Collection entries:
———
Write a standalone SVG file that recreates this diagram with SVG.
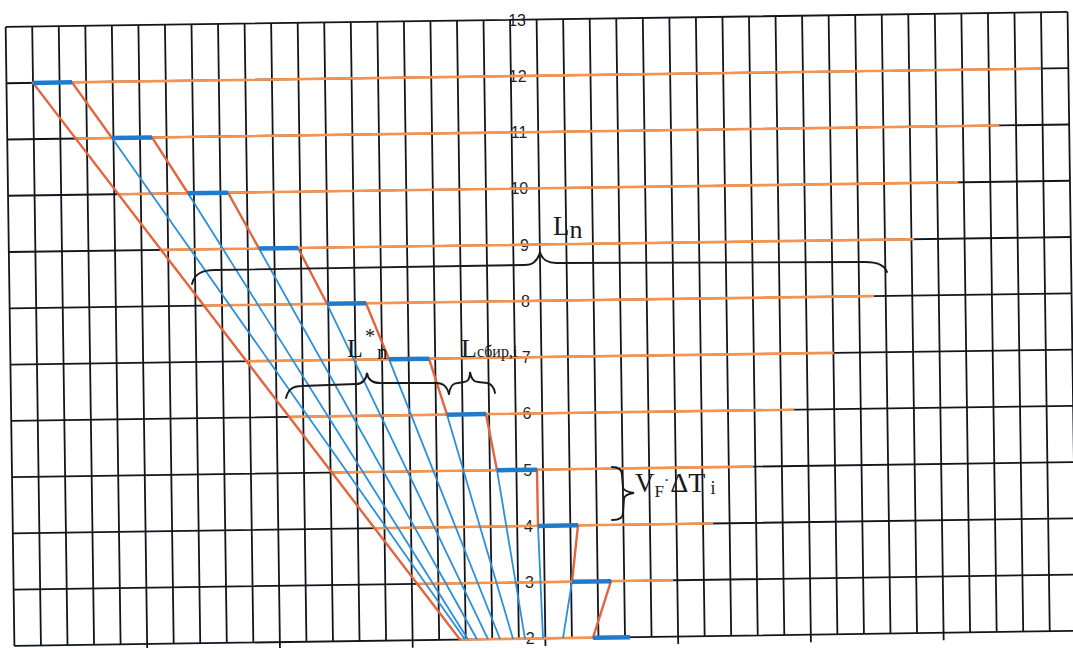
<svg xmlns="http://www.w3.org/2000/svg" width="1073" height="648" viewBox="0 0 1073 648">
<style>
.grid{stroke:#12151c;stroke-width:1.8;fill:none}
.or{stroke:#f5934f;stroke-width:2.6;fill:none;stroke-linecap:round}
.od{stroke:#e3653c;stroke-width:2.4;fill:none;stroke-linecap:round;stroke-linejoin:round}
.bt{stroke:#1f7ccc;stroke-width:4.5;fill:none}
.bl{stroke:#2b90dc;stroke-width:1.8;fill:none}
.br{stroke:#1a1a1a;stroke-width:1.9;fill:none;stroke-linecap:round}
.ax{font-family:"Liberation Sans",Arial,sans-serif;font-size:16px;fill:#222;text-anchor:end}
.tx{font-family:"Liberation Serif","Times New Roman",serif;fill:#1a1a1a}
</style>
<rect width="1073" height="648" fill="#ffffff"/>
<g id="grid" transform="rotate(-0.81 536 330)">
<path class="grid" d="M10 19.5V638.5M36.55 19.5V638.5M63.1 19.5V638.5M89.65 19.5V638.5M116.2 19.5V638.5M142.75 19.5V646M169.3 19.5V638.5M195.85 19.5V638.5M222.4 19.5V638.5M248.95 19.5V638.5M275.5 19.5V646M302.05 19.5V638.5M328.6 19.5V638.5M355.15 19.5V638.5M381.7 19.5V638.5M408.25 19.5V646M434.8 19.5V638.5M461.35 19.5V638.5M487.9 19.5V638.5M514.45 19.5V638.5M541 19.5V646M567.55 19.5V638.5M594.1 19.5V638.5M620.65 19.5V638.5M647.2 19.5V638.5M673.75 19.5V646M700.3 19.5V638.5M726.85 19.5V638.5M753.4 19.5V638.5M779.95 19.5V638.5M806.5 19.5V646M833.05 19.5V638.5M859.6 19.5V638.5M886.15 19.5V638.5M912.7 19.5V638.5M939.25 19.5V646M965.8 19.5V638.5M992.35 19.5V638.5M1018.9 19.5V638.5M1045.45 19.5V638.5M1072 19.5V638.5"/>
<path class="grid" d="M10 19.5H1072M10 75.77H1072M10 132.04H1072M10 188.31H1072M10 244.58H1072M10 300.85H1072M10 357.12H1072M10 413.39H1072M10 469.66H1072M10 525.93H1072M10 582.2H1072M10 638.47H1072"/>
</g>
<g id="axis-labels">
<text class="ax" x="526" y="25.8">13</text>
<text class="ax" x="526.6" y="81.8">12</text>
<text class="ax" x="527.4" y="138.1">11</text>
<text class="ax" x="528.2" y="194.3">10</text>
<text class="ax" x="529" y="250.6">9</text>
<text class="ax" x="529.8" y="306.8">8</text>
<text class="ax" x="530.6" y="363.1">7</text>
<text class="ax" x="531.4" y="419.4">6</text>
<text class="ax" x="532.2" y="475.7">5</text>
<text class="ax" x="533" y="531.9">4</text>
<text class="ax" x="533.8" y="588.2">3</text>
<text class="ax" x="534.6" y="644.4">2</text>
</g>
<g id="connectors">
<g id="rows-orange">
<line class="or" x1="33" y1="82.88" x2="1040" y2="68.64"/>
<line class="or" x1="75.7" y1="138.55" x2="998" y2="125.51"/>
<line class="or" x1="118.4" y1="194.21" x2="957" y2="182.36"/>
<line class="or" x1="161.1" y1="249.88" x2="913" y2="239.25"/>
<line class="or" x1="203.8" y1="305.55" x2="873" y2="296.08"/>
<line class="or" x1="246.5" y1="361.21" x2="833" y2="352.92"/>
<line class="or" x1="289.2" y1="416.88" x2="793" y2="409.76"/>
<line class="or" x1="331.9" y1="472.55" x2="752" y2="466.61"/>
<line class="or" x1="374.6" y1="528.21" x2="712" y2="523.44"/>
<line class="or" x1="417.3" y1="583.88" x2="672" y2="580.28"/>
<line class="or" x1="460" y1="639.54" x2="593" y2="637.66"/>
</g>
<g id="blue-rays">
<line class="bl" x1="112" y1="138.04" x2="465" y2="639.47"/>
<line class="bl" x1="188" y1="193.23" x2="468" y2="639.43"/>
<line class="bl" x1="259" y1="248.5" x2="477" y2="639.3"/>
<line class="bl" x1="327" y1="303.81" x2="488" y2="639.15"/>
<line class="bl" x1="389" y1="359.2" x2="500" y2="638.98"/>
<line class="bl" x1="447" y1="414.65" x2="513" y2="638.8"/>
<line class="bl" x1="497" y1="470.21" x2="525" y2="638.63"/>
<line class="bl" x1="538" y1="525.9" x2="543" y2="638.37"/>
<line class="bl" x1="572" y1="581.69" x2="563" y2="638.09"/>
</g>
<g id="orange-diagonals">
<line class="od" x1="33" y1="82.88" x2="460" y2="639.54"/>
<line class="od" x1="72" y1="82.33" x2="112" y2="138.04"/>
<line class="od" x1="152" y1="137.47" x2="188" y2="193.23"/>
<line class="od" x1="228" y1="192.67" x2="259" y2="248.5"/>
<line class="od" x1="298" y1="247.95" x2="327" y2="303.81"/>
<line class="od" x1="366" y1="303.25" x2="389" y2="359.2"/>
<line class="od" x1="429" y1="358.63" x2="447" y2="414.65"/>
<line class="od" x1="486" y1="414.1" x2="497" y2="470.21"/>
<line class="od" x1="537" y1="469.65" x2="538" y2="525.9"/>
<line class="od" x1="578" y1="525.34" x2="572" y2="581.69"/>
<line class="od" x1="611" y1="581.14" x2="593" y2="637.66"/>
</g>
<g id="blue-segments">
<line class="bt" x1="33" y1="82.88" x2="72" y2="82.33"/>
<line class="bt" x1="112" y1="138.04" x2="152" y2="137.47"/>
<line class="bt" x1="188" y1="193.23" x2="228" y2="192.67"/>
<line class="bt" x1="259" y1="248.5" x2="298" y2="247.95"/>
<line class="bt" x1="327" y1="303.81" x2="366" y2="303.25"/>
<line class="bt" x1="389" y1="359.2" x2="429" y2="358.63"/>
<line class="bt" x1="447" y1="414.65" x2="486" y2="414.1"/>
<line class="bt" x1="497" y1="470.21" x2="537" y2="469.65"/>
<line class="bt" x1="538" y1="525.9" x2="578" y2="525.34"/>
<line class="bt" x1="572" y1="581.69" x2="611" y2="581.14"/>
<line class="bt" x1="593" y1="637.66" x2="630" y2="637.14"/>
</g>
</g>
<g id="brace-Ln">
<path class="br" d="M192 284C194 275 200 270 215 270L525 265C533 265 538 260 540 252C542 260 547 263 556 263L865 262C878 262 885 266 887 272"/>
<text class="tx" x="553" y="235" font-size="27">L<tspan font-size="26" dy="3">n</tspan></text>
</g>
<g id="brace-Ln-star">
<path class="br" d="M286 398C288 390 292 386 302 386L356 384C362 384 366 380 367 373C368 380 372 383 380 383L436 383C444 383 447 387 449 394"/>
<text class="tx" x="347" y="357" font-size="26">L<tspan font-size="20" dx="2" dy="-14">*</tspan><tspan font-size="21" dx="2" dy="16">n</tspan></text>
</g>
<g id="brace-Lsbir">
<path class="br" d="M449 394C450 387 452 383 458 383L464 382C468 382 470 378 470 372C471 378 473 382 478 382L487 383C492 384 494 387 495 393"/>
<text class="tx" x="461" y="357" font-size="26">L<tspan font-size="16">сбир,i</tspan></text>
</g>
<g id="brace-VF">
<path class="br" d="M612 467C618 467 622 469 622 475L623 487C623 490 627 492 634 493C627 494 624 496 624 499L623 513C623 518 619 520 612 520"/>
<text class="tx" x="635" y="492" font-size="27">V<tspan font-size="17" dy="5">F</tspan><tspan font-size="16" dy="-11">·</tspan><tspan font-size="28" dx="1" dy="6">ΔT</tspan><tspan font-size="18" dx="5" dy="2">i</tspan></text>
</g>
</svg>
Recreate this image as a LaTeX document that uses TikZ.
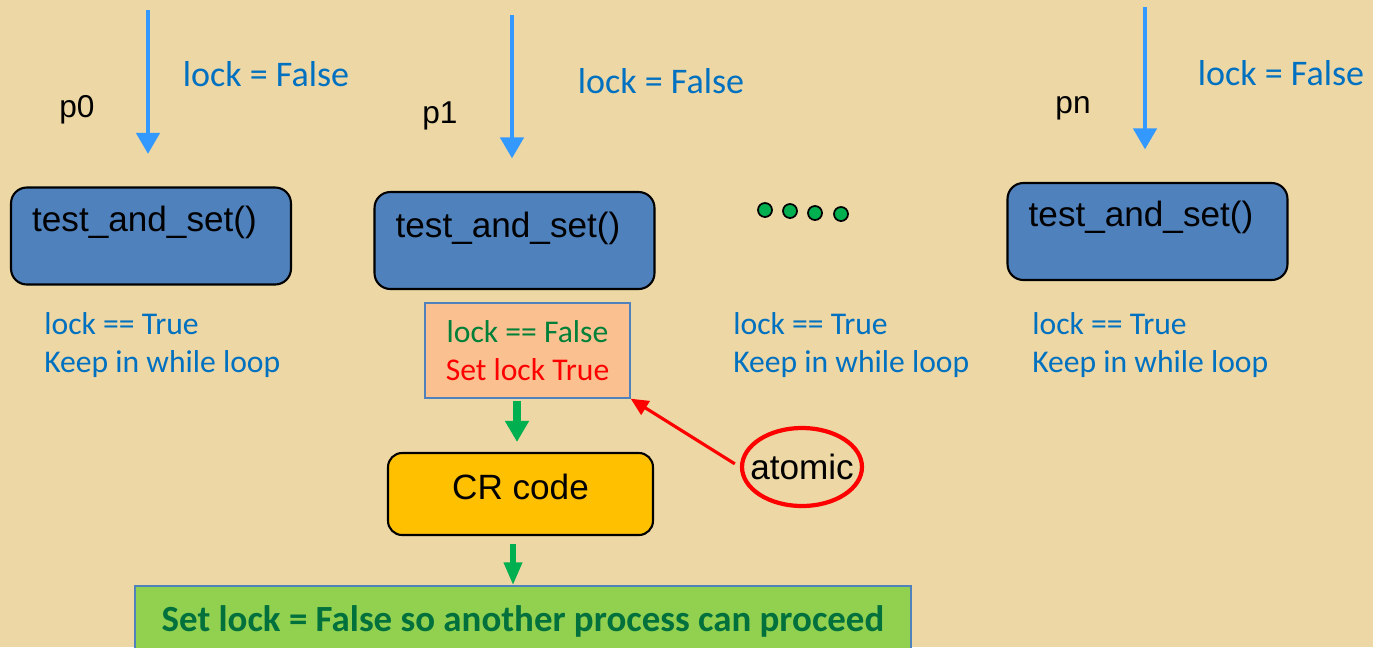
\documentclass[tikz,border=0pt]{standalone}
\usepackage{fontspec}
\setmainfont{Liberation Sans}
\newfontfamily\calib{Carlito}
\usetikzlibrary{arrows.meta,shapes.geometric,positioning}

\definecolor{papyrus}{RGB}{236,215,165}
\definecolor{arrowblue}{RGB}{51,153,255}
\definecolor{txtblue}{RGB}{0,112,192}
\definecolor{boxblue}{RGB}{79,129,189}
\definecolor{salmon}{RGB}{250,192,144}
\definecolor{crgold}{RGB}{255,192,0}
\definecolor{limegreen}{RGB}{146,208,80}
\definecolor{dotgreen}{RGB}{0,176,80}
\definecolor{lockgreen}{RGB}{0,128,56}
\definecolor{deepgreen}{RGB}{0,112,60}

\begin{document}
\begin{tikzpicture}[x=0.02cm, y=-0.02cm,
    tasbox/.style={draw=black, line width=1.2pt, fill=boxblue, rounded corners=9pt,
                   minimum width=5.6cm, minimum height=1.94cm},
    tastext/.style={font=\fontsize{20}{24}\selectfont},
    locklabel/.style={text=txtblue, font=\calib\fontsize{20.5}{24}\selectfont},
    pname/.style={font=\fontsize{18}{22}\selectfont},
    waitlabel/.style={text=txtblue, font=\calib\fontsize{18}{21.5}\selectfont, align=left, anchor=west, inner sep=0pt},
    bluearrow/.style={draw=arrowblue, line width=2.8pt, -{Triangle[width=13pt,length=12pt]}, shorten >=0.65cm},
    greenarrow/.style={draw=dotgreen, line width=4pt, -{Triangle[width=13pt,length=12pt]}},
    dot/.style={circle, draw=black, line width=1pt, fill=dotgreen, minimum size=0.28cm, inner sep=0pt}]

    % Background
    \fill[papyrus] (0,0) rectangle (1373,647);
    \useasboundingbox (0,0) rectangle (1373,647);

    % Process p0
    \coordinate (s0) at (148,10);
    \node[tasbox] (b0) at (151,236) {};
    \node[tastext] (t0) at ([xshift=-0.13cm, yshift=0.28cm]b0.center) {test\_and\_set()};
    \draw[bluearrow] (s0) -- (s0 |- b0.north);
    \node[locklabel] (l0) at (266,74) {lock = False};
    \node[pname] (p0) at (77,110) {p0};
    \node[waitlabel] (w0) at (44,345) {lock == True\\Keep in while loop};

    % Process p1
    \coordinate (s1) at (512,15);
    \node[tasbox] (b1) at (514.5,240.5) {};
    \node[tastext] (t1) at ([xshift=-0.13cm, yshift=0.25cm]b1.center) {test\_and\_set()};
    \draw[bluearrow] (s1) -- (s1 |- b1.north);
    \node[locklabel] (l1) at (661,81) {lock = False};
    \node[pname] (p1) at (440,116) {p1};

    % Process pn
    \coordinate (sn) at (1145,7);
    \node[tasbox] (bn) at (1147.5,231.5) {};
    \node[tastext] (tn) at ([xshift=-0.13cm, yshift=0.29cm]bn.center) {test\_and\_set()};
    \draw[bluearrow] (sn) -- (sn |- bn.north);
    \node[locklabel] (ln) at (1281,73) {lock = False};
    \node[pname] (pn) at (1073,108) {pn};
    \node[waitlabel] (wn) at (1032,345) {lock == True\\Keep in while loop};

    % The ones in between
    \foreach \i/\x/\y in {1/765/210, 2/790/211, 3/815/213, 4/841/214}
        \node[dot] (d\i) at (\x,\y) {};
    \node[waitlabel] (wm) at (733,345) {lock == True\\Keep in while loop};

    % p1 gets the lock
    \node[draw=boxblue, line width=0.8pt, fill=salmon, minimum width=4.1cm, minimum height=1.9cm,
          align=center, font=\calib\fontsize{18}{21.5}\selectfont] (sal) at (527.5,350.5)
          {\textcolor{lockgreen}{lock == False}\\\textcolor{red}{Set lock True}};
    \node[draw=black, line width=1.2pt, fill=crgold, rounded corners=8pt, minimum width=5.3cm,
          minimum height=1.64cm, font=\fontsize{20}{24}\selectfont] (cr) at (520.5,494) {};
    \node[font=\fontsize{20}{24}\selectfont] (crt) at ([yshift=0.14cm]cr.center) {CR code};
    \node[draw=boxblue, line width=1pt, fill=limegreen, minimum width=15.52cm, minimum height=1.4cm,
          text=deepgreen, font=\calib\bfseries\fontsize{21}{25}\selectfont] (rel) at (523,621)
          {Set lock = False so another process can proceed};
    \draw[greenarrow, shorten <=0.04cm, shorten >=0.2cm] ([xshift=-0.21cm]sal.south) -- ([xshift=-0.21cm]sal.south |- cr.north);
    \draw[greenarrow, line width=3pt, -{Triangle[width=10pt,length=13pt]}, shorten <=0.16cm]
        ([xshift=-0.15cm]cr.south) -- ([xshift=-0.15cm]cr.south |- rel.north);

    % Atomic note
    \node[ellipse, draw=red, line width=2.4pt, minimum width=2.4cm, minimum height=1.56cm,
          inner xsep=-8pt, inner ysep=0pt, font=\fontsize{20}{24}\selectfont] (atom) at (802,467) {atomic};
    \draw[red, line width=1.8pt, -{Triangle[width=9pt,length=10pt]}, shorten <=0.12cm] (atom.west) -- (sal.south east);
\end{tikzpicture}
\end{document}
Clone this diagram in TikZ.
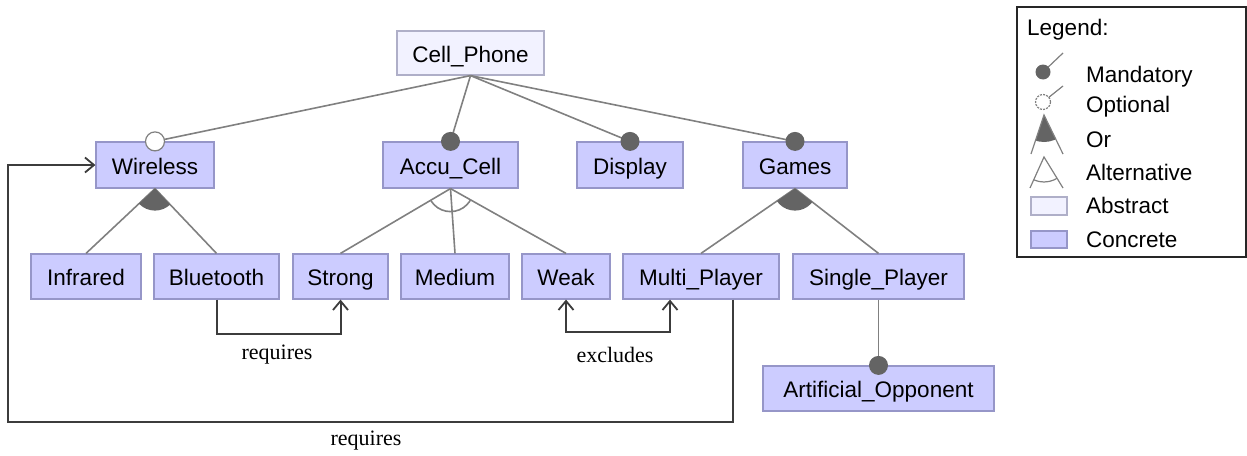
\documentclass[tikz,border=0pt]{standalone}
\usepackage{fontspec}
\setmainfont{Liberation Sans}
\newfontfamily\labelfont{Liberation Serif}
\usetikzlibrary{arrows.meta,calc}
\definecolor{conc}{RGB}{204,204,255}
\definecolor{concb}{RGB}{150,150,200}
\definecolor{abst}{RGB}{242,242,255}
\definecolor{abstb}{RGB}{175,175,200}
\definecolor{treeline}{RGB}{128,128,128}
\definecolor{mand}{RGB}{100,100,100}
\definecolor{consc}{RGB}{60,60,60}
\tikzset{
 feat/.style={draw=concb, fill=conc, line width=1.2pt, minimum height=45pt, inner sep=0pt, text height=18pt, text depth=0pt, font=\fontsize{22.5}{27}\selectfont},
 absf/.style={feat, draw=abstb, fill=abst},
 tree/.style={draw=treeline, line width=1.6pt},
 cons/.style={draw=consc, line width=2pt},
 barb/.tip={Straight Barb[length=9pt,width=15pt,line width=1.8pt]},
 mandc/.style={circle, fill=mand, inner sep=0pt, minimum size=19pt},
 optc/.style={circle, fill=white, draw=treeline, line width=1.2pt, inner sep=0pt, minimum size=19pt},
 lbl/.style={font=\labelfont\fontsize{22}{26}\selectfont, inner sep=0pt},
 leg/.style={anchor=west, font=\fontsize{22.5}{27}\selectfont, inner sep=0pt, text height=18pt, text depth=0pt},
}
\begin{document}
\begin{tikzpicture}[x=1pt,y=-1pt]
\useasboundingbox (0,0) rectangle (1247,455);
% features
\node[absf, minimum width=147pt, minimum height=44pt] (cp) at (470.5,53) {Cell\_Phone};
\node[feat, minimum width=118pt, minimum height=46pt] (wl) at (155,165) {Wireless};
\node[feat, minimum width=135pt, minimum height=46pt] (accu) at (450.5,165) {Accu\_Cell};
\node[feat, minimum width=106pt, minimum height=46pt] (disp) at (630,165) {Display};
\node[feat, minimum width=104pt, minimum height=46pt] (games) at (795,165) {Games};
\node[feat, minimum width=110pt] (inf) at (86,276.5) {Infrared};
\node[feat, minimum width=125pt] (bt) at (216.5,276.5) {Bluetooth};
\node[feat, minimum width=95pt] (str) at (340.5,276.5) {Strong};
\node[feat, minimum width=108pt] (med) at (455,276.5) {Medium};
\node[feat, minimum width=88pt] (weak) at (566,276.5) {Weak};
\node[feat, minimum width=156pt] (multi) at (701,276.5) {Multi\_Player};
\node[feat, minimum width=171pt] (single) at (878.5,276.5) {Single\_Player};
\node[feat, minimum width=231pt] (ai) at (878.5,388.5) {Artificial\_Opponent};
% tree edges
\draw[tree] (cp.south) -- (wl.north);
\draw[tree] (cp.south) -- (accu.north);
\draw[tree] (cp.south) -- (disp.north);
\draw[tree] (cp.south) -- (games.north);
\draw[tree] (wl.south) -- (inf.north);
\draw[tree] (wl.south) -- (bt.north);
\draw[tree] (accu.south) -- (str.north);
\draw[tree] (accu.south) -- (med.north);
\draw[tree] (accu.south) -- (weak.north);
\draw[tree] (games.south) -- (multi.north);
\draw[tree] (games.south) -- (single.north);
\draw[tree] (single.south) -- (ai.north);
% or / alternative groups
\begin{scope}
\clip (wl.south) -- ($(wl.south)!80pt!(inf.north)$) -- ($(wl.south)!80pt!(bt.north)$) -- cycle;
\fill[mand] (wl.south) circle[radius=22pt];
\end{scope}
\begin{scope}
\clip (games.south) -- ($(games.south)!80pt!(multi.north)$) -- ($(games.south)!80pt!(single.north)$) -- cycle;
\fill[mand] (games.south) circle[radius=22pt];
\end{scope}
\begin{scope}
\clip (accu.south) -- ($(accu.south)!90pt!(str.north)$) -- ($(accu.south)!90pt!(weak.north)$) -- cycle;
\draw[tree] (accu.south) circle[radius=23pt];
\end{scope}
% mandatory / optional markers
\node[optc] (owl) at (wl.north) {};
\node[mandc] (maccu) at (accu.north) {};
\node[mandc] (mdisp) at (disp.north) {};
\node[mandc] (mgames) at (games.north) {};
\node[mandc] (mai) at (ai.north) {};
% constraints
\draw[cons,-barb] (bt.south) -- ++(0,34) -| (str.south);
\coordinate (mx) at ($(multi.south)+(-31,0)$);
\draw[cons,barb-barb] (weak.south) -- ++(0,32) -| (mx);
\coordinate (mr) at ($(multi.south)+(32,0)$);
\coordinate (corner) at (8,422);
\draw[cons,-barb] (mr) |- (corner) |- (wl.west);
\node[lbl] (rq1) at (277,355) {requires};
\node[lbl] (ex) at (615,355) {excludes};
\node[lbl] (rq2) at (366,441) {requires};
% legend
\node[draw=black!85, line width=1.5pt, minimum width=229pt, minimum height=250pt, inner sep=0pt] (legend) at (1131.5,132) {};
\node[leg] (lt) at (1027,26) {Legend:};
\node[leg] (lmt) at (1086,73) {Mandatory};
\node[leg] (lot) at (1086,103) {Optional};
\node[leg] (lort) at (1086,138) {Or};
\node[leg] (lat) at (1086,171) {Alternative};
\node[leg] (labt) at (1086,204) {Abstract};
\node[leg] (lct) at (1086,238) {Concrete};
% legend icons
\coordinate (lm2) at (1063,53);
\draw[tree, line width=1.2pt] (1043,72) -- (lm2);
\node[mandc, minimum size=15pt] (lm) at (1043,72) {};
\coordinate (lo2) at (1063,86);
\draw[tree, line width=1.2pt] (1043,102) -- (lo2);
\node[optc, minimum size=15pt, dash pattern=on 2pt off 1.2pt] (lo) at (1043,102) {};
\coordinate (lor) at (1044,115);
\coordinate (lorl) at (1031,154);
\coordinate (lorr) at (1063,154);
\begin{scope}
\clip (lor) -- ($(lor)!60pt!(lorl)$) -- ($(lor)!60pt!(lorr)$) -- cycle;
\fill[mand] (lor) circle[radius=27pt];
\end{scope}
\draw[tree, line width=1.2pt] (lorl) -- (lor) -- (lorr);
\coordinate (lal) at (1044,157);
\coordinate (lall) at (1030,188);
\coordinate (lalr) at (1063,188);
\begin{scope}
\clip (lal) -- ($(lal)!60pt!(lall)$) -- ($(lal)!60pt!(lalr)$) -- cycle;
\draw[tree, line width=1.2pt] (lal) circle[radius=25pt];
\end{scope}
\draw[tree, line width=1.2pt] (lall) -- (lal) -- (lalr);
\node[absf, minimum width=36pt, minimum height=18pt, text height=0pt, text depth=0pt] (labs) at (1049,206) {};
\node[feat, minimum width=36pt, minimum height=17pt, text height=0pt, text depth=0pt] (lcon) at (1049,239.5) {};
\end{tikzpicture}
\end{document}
———
_DIRECTIVE_
Among the records above, find each line holding the string "this" and pull it out.

_FINAL ANSWER_
Write a standalone SVG file that recreates this diagram with SVG.
Recreate this image as a LaTeX document that uses TikZ.
Clone this diagram in TikZ.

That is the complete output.